Scientific classification
- Kingdom: Animalia
- Phylum: Arthropoda
- Clade: Pancrustacea
- Class: Insecta
- Order: Odonata
- Suborder: Zygoptera
- Family: Euphaeidae
- Genus: Euphaea
- Species: E. cardinalis
- Binomial name: Euphaea cardinalis (Fraser, 1924)
- Synonyms: Indophaea cardinalis (Fraser, 1924); Pseudophaea cardinalis Fraser, 1924;

= Euphaea cardinalis =

- Authority: (Fraser, 1924)
- Conservation status: LC
- Synonyms: Indophaea cardinalis (Fraser, 1924), Pseudophaea cardinalis Fraser, 1924

Species of damselfly

Euphaea cardinalis, Travancore torrent dart, is a species of damselfly in the family Euphaeidae.

This species was considered endemic to the Western Ghats (Fraser, 1934) and it was known to occur only in south of the Palghat Gap. But it was collected from Assam in 1979 (Mitra 2002).

==Description and habitat==
It is a medium-sized damselfly with black head and brown-capped pale grey eyes. Its thorax is black, marked with bright ochreous-red antehumeral and humeral stripes. Lateral sides of the thorax in the base is red. Its all legs are red. Wings are broader than Euphaea dispar. Fore-wings are transparent, merely infused with brown on the apices and almost in same length of the abdomen. Hindwings are transparent; but nearly half of the wings from the apices are broadly black. The black area of wings has steely-blue reflections in some lights. Abdomen is bright red up to the segment 6; apical third of segment 6 to the end segment are black. Anal appendages are black.

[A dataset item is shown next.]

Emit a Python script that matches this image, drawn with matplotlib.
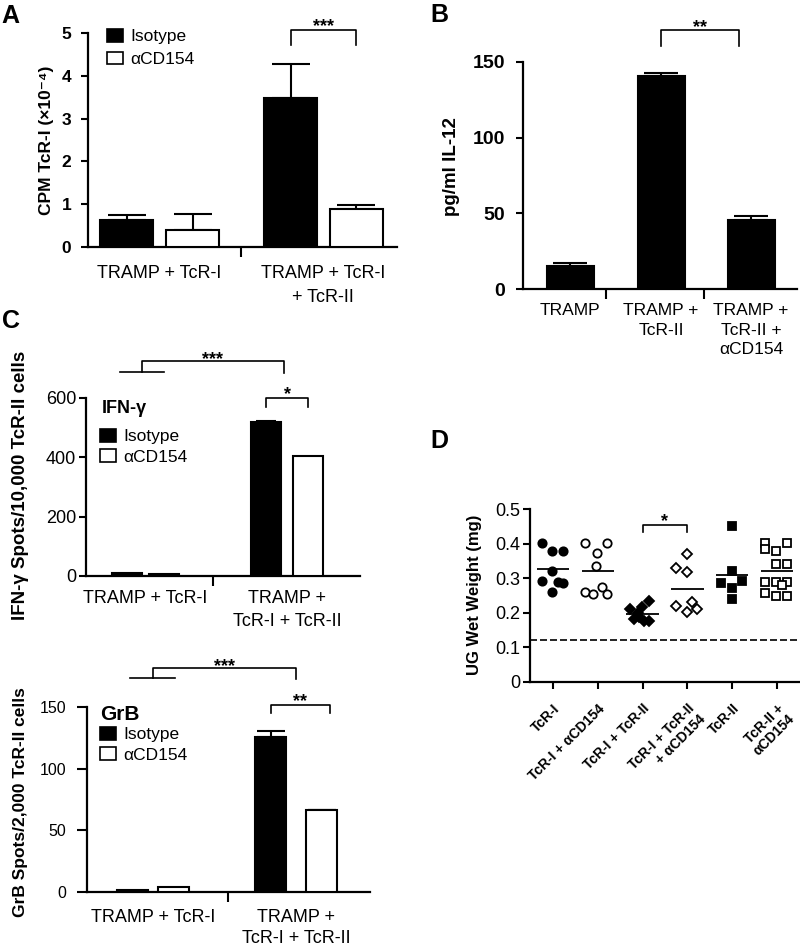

Female is short and robust; the ochreous-red of male is replaced with yellow colors. All wings are transparent, infused with black in adults. Abdomen is black with yellow lateral stripes up to segment 6. The yellow lateral stripes continued to segment 7. Segment 8 has a narrow and 9 has a broad yellow apical annule, covering dorsal half.

They breed in hill streams and usually find perched on boulders and riparian vegetation of streams.